Date:  July 31, 1996

                                        1
<PAGE>
                                 PROXY STATEMENT

                              INTERIM SERVICES INC.

                             2050 SPECTRUM BOULEVARD
                            FORT LAUDERDALE, FL 33309

                            ------------------------
                    NOTICE OF SPECIAL MEETING OF STOCKHOLDERS
                                SEPTEMBER 9, 1996
                            ------------------------

                               PROXY SOLICITATION

     The enclosed proxy is solicited by and on behalf of the Board of Directors
of Interim Services Inc. (the "Company" or "Interim Services"). Any proxy given
by a stockholder may be revoked at any time before it is voted by written notice
to the Secretary, by a duly executed proxy bearing a later date or by voting in
person at the meeting. The cost of soliciting proxies will be borne by the
Company. The Company will enlist the assistance of and reimburse banks, brokers
and other nominees for their costs in transmitting proxies and proxy
authorizations to beneficial owners whose stock is registered in the name of
such nominees. The Company has also retained Corporate Investor Communications,
Inc. to assist it in the solicitation of proxies and will pay a fee, not to
exceed $5,500, for such services. The original solicitation of proxies by mail
may be supplemented by telephone, telegraph, letter, or personal solicitation by
or from directors, officers, employees, or agents of the Company. No additional
compensation will be paid to these individuals for any such services. Proxies,
ballots and voting tabulations that identify stockholders will be held
confidential, except in a contested proxy solicitation or where necessary to
meet applicable legal requirements. This Proxy Statement and the enclosed proxy
will be first mailed to stockholders on or about July 31, 1996.

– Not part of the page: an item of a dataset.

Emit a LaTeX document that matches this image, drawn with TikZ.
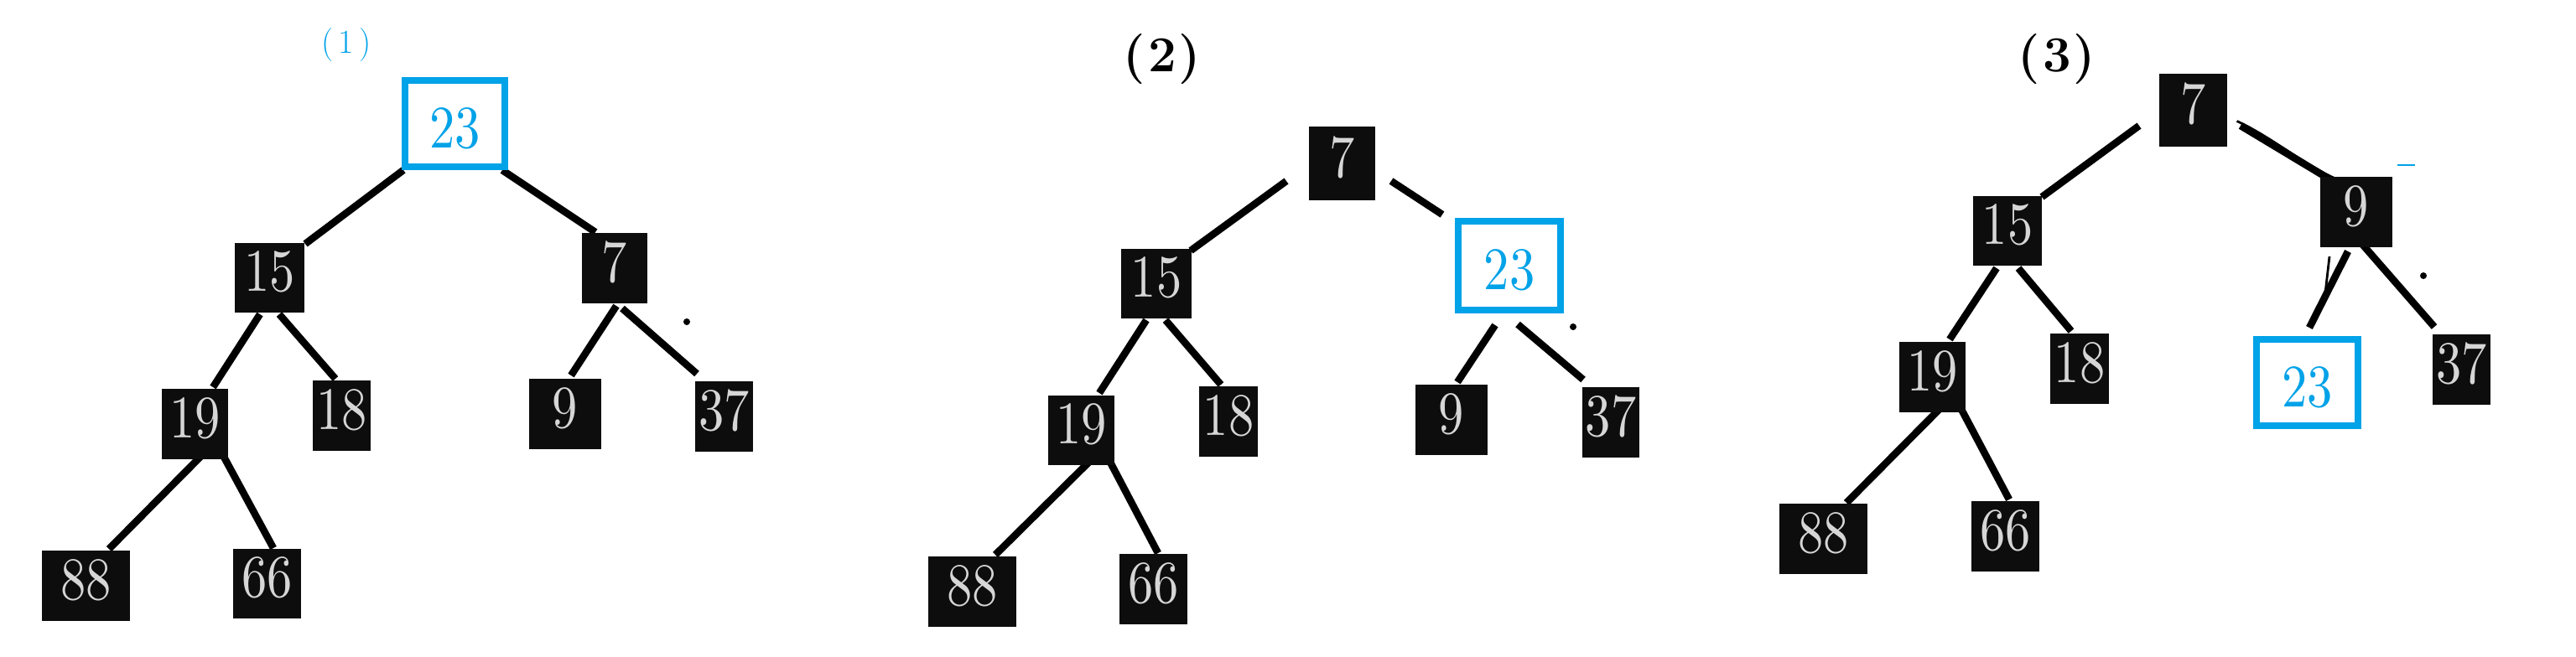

                            OUTSTANDING VOTING STOCK

     Only stockholders at the close of business on July 29, 1996 (the "Record
Date") are entitled to notice of and to vote at the Special Meeting. Each share
of common stock, par value $0.01 per share ("Common Stock"), of the Company
outstanding on the Record Date is entitled to one vote. Of the 25,000,000
currently authorized shares of Common Stock, as of June 28, 1996, 15,226,715
were issued and outstanding and approximately 1,941,426 shares were reserved for
issuance under various stock options and other stock related incentive benefit
plans. Abstentions and broker "non-votes" will be counted in determining the
number of shares present, but will not be voted in favor of the proposals and
will have the same effect as a vote against the proposals.

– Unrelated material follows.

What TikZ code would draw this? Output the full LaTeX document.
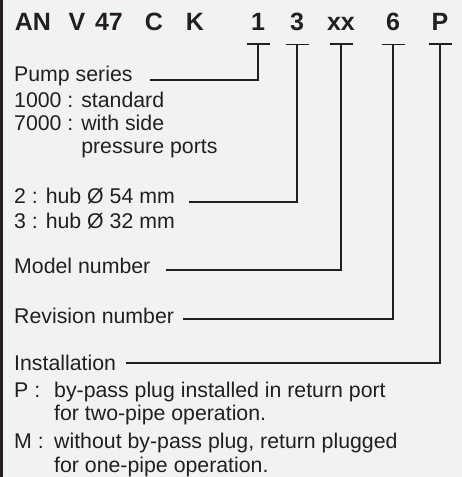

                                        2
<PAGE>
               COMMON STOCK OWNERSHIP OF CERTAIN BENEFICIAL OWNERS
                                 AND MANAGEMENT

     The following table shows the amount and nature of "beneficial ownership"
of the shares of Common Stock of the Company, as of June 28, 1996 by each person
known by the Company to be the "beneficial owner" of more than five percent of
such Common Stock, by each present director and nominee for director of the
Company, by the Company's Chief Executive Officer and four most highly
compensated executive officers other than the Chief Executive Officer for the
year ended December 31, 1995, and by the directors and all executive officers of
the Company as a group. The determinations of "beneficial ownership" of the
Company's Common Stock are based upon responses to Company inquiries which cited
Rule 13d-3 under the Securities Exchange Act of 1934, as amended (the "1934
Act"). Such Rule provides that shares shall be deemed so owned where a person
has, either solely or in conjunction with others, the power to vote or to direct
the voting of shares and/or the power to dispose, or to direct the disposition
of shares; or where a person has the right to acquire any such power within 60
days after the date such "beneficial ownership" is determined.

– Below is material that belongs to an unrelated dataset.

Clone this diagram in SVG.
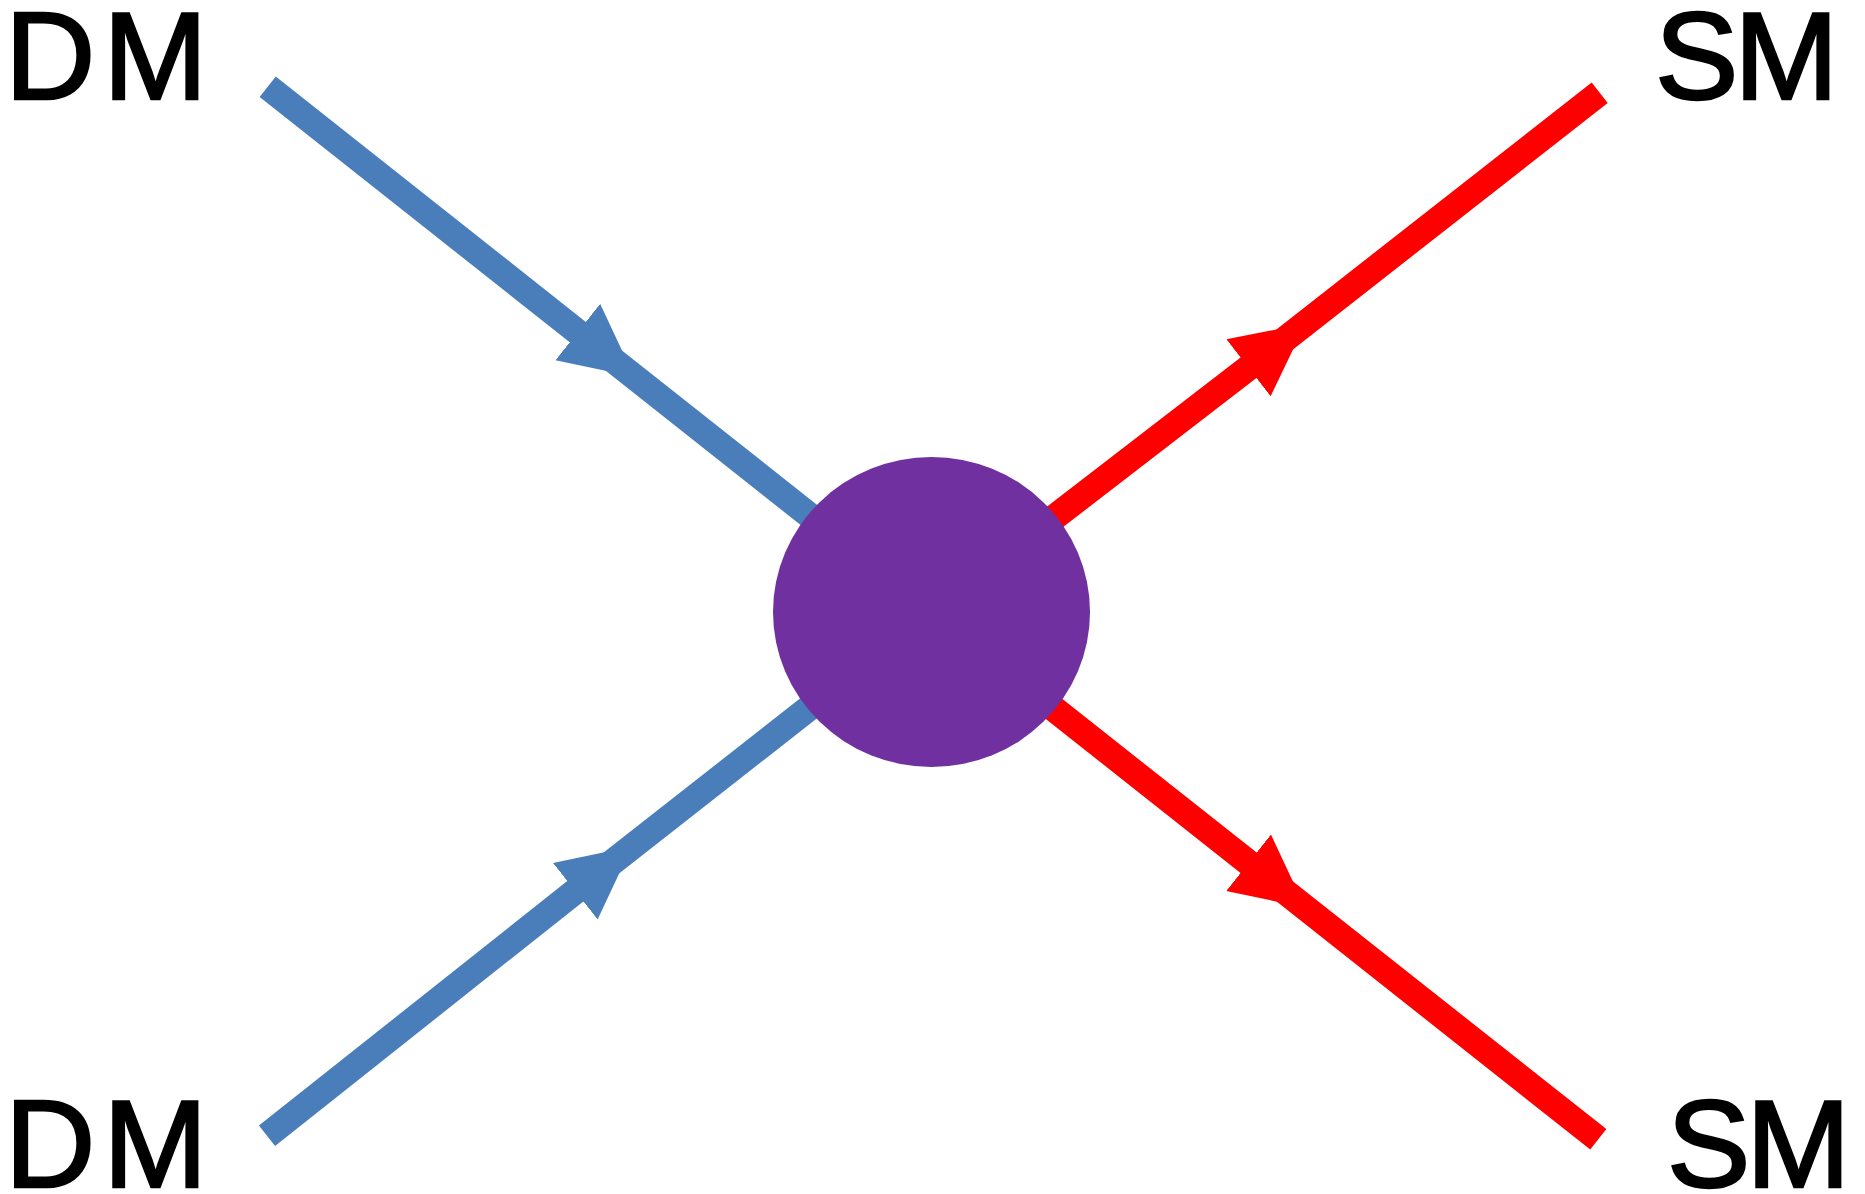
<svg xmlns="http://www.w3.org/2000/svg" width="1865" height="1194" viewBox="0 0 1865 1194">
  <style>
    .lbl { font-family: "Liberation Sans", Arial, sans-serif; font-size: 125px; fill: #000; stroke: #000; stroke-width: 2.5; }
    .dm { stroke: #4A7EBB; stroke-width: 26; fill: none; marker-mid: url(#arrBlue); }
    .sm { stroke: #FF0000; stroke-width: 26; fill: none; marker-mid: url(#arrRed); }
  </style>
  <defs>
    <marker id="arrBlue" markerUnits="userSpaceOnUse" markerWidth="80" markerHeight="80" refX="0" refY="37" orient="auto" viewBox="0 0 80 74">
      <polygon points="0,1 72,37 0,73" fill="#4A7EBB"/>
    </marker>
    <marker id="arrRed" markerUnits="userSpaceOnUse" markerWidth="80" markerHeight="80" refX="0" refY="37" orient="auto" viewBox="0 0 80 74">
      <polygon points="0,1 72,37 0,73" fill="#FF0000"/>
    </marker>
  </defs>
  <rect width="1865" height="1194" fill="#fff"/>
  <g id="connectors">
    <path class="dm" d="M267.7,86.7 L577.8,332.1 L931.5,612"/>
    <path class="dm" d="M267,1135.8 L575.3,891.2 L931.5,612"/>
    <path class="sm" d="M931.5,612 L1248.5,367.8 L1599.7,92.7"/>
    <path class="sm" d="M931.5,612 L1248.6,862.8 L1598.3,1139.3"/>
  </g>
  <g id="vertex">
    <ellipse cx="931.5" cy="612" rx="158.5" ry="155" fill="#7030A0"/>
  </g>
  <g id="dm-top"><text class="lbl" x="5" y="99" letter-spacing="8">DM</text></g>
  <g id="dm-bottom"><text class="lbl" x="5" y="1187" letter-spacing="8">DM</text></g>
  <g id="sm-top"><text class="lbl" x="1655" y="99" letter-spacing="-4">SM</text></g>
  <g id="sm-bottom"><text class="lbl" x="1667" y="1187" letter-spacing="-4">SM</text></g>
</svg>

Amount and Nature of Beneficial Ownership
<TABLE>
<CAPTION>
                                                                           Shares of Common
Name of Beneficial Owner                                                  Stock Beneficially         Percent of Class
(and Address If Beneficial ownership Exceeds 5%)                               Owned<F1>              If more than 1%
- ------------------------------------------------                              ----------             ---------------
<S>                                                                       <C>                        <C>
Massachusetts Financial Services Company<F2>.........................          1,150,710                    7.6%
   500 Boylston Street, 24th Floor
   Boston, MA 02116

Ira B. Brown<F3>.....................................................          1,018,045                    6.7%
  121 N. Post Oak Lane, Apt 2803
   Houston, TX  77024

William Blair & Company, L.L.C.<F4>..................................            942,850                    6.2%
   222 West Adams Street
   Chicago, IL 60606

Stein Roe & Farnham Incorporated<F5>.................................            923,000                    6.0%
   One South Wacker Drive
   Chicago, IL 60606

Raymond Marcy........................................................             47,169                    __

Robert E. Livonius...................................................             24,668                    __

Harold Toppel........................................................             23,368<F6>                __

Allan C. Sorensen....................................................             17,835                    __

John B. Smith........................................................             14,955                    __

Gary Peck............................................................             12,783                    __

Thomas L. Mirgon.....................................................             10,721                    __

                                        3
<PAGE>

Steven Elbaum........................................................             10,175                    __

A. Michael Victory...................................................              8,168                    __

Jerome B. Grossman...................................................              7,000                    __

Dr. J. Ian Morrison..................................................              6,309                    __

William F. Evans.....................................................              6,000                    __

Cinda A. Hallman.....................................................              4,000                    __

Directors and Executive Officers as a group (23 persons).............            256,346                    1.7%

- ----------
<FN>

<F1>  Unless otherwise indicated in the notes to this Table, the shareholders
      listed in the Table have sole voting and investment power with respect to
      shares beneficially owned by them.

<F2>  Based on Schedule 13G, dated February 13, 1996, and filed with the
      Securities and Exchange Commission, Massachusetts Financial Services
      Company is considered a "beneficial owner" in the aggregate of 1,150,710,
      or 7.5% of shares outstanding of the Company's Common Stock, which shares
      were acquired for investment purposes by such investment managers for
      certain of their advisory clients. Massachusetts Financial Services
      Company asserts sole voting power as to 1,051,010 of such shares.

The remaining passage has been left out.